Нет, не то чтобы она действительно считала родную свою страну очень плохой. Катя считала ее грязной.
Она была пятым ребенком в семидетной семье: большая редкость по нашим временам. Дело в том, что отец и мать ее, работники небольшой мукомольной фабрики, были люди верующие. В их вере Катя так и не разобралась. Не церковная, а какая-то самостоятельная, своя. Они даже в секту не ходили. Отцу эта вера перешла от деда, а он привил ее матери. Они читали по вечерам вслух Библию, соблюдали множество постов — и детей заставляли соблюдать (иначе не прокормили бы), пытались внушить им веру, и старшим сумели, а начиная с четвертого, Якова, никак не получалось. У них и детей-то столько было из-за веры, потому что она запрещала делать аборты. Было бы не семь, а девять, но двое умерли в грудном возрасте. Было бы и больше, но в пятьдесят лет мать, слава богу, заболела по гинекологической части и детей не могла уже иметь. Отец прекратил с ней отношения, считая, что блуд без цели иметь детей — грех.
И вот жила Катя в этой своей семье, в старом доме на окраине города, в вечной грязи и вони, и, сколько себя помнит, ненавидела эту грязь и вонь.
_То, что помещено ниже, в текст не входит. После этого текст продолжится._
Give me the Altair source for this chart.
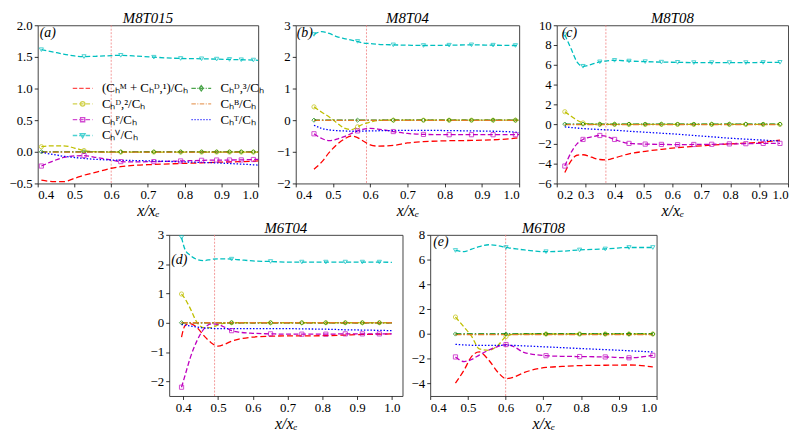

То есть не в том дело, что родители были неряхи, но мать днем работала, а вечером готовила еду на вечер и завтрашний день, а потом молилась, для уборки оставалась только суббота, по воскресеньям вера запрещала что-либо делать: грех. Отец же и хотел бы помочь ей, но не мог из-за той же веры, по которой глава семьи должен делать в домашнем хозяйстве только большую серьезную работу: сено косить, например, для коровы или за лошадью ухаживать. Но так как у них не было ни лошади, ни коровы, а только куры, то он поневоле ничего не делал.
Мать старалась успеть, что могла, старшие помогали, но жить в такой скученности и избежать грязи и дурного запаха было невозможно. Как следствие — то вши, то чесотка. Даже школьная врачиха приходила и, испуганно озирая жилье, посоветовала родителям провести дезинфекцию детей и одежды серной мазью. И дала им несколько пузырьков. Родители молча и сумрачно выслушали и, как только врачиха ушла, выбросили пузырьки, потому что сера — дьявольское снадобье! Из-за этого рухнула первая любовь Кати в седьмом классе к симпатичному однокласснику, который сказал, что она ему нравится, но она же, говорят, вшивая! Катя, в слезах прибежав домой, била посуду, ломала стулья, досталось братьям и сестрам, которые под руку подвернулись, родителей, пришедших с работы, такими словами встретила, что они закрестились и заплевались на нее.
С ней это изредка вообще бывало: обычно тихая, спокойная и доброжелательная, она могла впасть в такую ярость, что себя не помнила. Случай в клубе, из-за которого ей пришлось уехать, был из этого разряда. Впрочем, она и так уехала бы: она поклялась сама себе, что после окончания школы дня не останется в отчем доме. А пока жила еще там, решила обособиться. Из чулана, где хранились огородные лопаты, грабли, всякие мешки и ящики, она все выкинула, сама протянула туда провод с лампочкой, деревянные стены обклеила листами из журнала «Огонек», поставила раскладушку, улила все одеколоном «Шипр», взяла у врачихи еще несколько пузырьков серной мази, вся обмазалась и неделю не ходила в школу — из-за запаха. Всю одежду, все белье прокипятила и добилась того, что избавилась от заразы. Отец чуть было не проклял ее, но мать уговорила этого не делать.